Personal and professional life during the pandemic has been hard on most of us. The isolation, layered with fear, tensions to mask or not to mask, and a presidential election have deepened the divides across the country. This is not surprising because without the opportunity to develop shared experiences, which is really tough to do sans in real life — and even with zoom — we don’t move closer to one another’s perspectives, but more easily drift apart. We aren’t just silo-ed via Facebook algorithms; it’s more limited, physical spaces than ever before.

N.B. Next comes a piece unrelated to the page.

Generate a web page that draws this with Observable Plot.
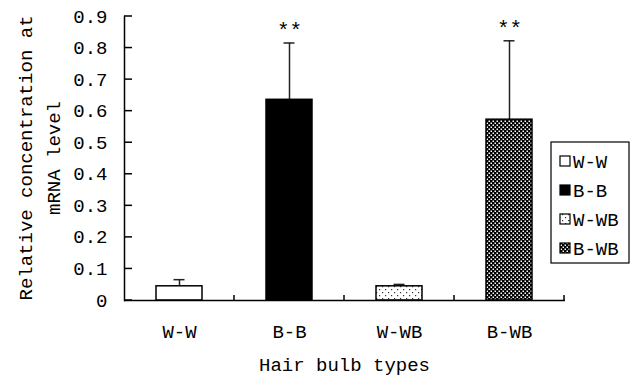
<!DOCTYPE html>
<html>
<head>
<meta charset="utf-8">
<script src="https://cdn.jsdelivr.net/npm/d3@7"></script>
<script src="https://cdn.jsdelivr.net/npm/@observablehq/plot@0.6"></script>
<style>
  html, body { margin: 0; padding: 0; background: white; }
</style>
</head>
<body>
<div id="chart"></div>
<script>
const categories = ["W-W", "B-B", "W-WB", "B-WB"];
const means = [0.045, 0.636, 0.045, 0.573];
const errors = [0.021, 0.180, 0.006, 0.250];
const significance = ["", "**", "", "**"];
const fills = ["white", "black", "url(#dots)", "url(#checks)"];
const yTicks = [0, 0.1, 0.2, 0.3, 0.4, 0.5, 0.6, 0.7, 0.8, 0.9];
const yTitle = ["Relative concentration at", "mRNA level"];
const xTitle = "Hair bulb types";

const rows = categories.map((c, i) => ({cat: c, mean: means[i], err: errors[i], top: means[i] + errors[i], sig: significance[i]}));

const FONT = "Liberation Mono";

const plot = Plot.plot({
  width: 632,
  height: 377,
  marginLeft: 124,
  marginRight: 67,
  marginTop: 16,
  marginBottom: 77,
  style: {fontFamily: FONT, fontSize: "19px", background: "white", color: "black", overflow: "visible"},
  x: {domain: categories, paddingInner: 0.58, paddingOuter: 0.29, label: null},
  y: {domain: [0, 0.9], label: null},
  marks: [
    Plot.axisY({ticks: yTicks, tickSize: 0, tickPadding: 17, tickFormat: d3.format("~g"), label: null}),
    Plot.axisX({tickSize: 0, tickPadding: 24, label: null}),
    Plot.ruleX(rows, {x: "cat", y1: "mean", y2: "top", stroke: "#222", strokeWidth: 1.5}),
    Plot.tickY(rows, {x: "cat", y: "top", stroke: "#222", strokeWidth: 1.5, insetLeft: 17.5, insetRight: 17.5}),
    ...rows.map((r, i) => Plot.barY([r], {x: "cat", y: "mean", fill: fills[i], stroke: "black", strokeWidth: 1.5})),
    Plot.text(rows.filter(r => r.sig), {x: "cat", y: "top", text: "sig", dy: -13, fontSize: 21, fill: "black"}),
    Plot.frame({anchor: "left", stroke: "black", strokeWidth: 1.5}),
    Plot.ruleY([0], {stroke: "black", strokeWidth: 1.5})
  ]
});

const svg = d3.select(plot);
const defs = svg.insert("defs", ":first-child");
const dots = defs.append("pattern").attr("id", "dots").attr("patternUnits", "userSpaceOnUse")
  .attr("width", 6).attr("height", 6);
dots.append("rect").attr("width", 6).attr("height", 6).attr("fill", "white");
dots.append("rect").attr("x", 1).attr("y", 1).attr("width", 1.2).attr("height", 1.2).attr("fill", "#333");
dots.append("rect").attr("x", 4).attr("y", 4).attr("width", 1.2).attr("height", 1.2).attr("fill", "#333");

const checks = defs.append("pattern").attr("id", "checks").attr("patternUnits", "userSpaceOnUse")
  .attr("width", 4).attr("height", 4);
checks.append("rect").attr("width", 4).attr("height", 4).attr("fill", "black");
checks.append("rect").attr("x", 0.5).attr("y", 0.5).attr("width", 1.5).attr("height", 1.5).attr("fill", "white");
checks.append("rect").attr("x", 2.5).attr("y", 2.5).attr("width", 1.5).attr("height", 1.5).attr("fill", "white");

const sx = plot.scale("x");
const sy = plot.scale("y");
const x0 = sx.range[0];
const g = svg.append("g").attr("stroke", "black").attr("stroke-width", 1.5);
// inner y ticks
yTicks.forEach(t => {
  g.append("line").attr("x1", x0).attr("x2", x0 + 8).attr("y1", sy.apply(t)).attr("y2", sy.apply(t));
});
// x category boundary ticks
categories.forEach(c => {
  const bx = sx.apply(c) + sx.bandwidth / 2 + sx.step / 2;
  g.append("line").attr("x1", bx).attr("x2", bx).attr("y1", sy.apply(0)).attr("y2", sy.apply(0) - 5);
});

// axis titles
const yMid = (sy.range[0] + sy.range[1]) / 2;
[25, 53].forEach((cx, i) => {
  svg.append("text").attr("transform", `translate(${cx},${yMid}) rotate(-90)`)
    .attr("text-anchor", "middle").attr("dy", "0.35em")
    .attr("font-family", FONT).attr("font-size", 19).attr("fill", "black")
    .text(yTitle[i]);
});
svg.append("text").attr("x", (sx.range[0] + sx.range[1]) / 2).attr("y", 371)
  .attr("text-anchor", "middle").attr("font-family", FONT).attr("font-size", 19).attr("fill", "black")
  .text(xTitle);

// legend
const lg = svg.append("g");
lg.append("rect").attr("x", 551).attr("y", 142).attr("width", 78).attr("height", 121)
  .attr("fill", "white").attr("stroke", "black").attr("stroke-width", 1.2);
categories.forEach((c, i) => {
  const cy = 161 + i * 29;
  lg.append("rect").attr("x", 560).attr("y", cy - 5).attr("width", 10).attr("height", 10)
    .attr("fill", fills[i]).attr("stroke", "black").attr("stroke-width", 1.2);
  lg.append("text").attr("x", 573).attr("y", cy).attr("dy", "0.35em").attr("text-anchor", "start")
    .attr("font-family", FONT).attr("font-size", 19).attr("fill", "black").text(c);
});

document.getElementById("chart").appendChild(plot);
</script>
</body>
</html>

Fortunately, cannabis seems to be a unique, multifaceted plant/idea/industry/medicine/social justice lever that we can jointly pull. In red and blue states, people are saying yes to weed. Attitudes towards legalization, regardless of personal use, have the majority of Americans supporting it, despite the federal government’s decades long campaigns to mislead the public, criminalize communities of color, and deprive its citizens of medicinal, therapeutic, and generally joy-inducing molecules.

Cannabis has been shown to do the exact opposite of cause harm even when studies were designed to help “unbiasedly’’ prove harmful effects. You can check out the history of the report generated by the Shafer Commission to learn how prohibition efforts omitted empirical studies to gain momentum towards prohibition. In a nutshell, the commission urged the federal government to reframe the American “drug problem” or else risk perpetuating the same issues present in the 70s — instead of doing this, we went in the opposite direction: we ramped up incarceration, especially in non-white populations, exacerbating racial tensions because arrests at any point in life can have deleterious impacts within and across family units; classified weed in such a way that deemed it to have zero medical use with high levels of risk for addiction or abuse (on par with heroine); created medical marijuana refugees, forcing families to uproot themselves in order to provide life-saving treatments for their children suffering from debilitating seizures; and, though I don’t have all the facts on this, highly discouraged the cultivation of hemp as an industrial crop, which was previously farmed by our founding fathers, to be used for hundreds of commercial uses as a renewable crop, unnecessarily taking us farther away from environmental sustainability.

Even with all the wrong turns, we’ve pivoted towards sensible policy and reform. And it feels good to see rational progress during a time when so much of our days are spent trying to make sense of what is going on in the world. I can’t speak for everyone, but it makes sense to legalize cannabis if it creates jobs, facilitates restorative justice movements, chips away at the opioid epidemic, and brings joy into people’s lives during a time when many feel alone. While we likely cannot expect the Senate to duplicate passage of the MORE Act in 2021, we can continue to support work by organizations such as The Last Prisoner Project, Cannabis for Black Lives, and The Wholistic Foundation. The progress and triumph of moving cannabis from illicit to essential should be celebrated, yet we must temper this with the fact that thousands of people are sitting in prison for minor marijuana offenses — The Last Prisoner Project tackles this head on; we can seize this opportunity for wealth and job creation at a massive scale, but let’s be sure to build equity at the same time — Cannabis for Black Lives takes a three-pronged approach through financial support, people upliftment, and amplification of Black voices in the legal cannabis space; let’s be excited that more than 30 states now have medical marijuana laws on the books but that people largely comply with the ideas that weed makes you lazy and acts as a gateway drug while suffering from debilitating addictions to pharmaceuticals — The Wholisitc Foundation recently completed the first-ever cannabinoid anxiety relief study, exploring cannabis efficacy for anxiety aggravated by COVID-19.

In the academic literature, there’s a thing called sensemaking (yes, that is the research term), defined as the process by which people give meaning to their collective experiences (Weick, 1995). Collectively, cannabis is looking like a good thing for all of us: new jobs, revenues for state and local budgets, decriminalization and normalization of a plant that boasts myriad medical and therapeutic benefits, an more often than not, an overall good time. It makes sense for us to support a plant that provides many different levers we can pull in building a more resilient world.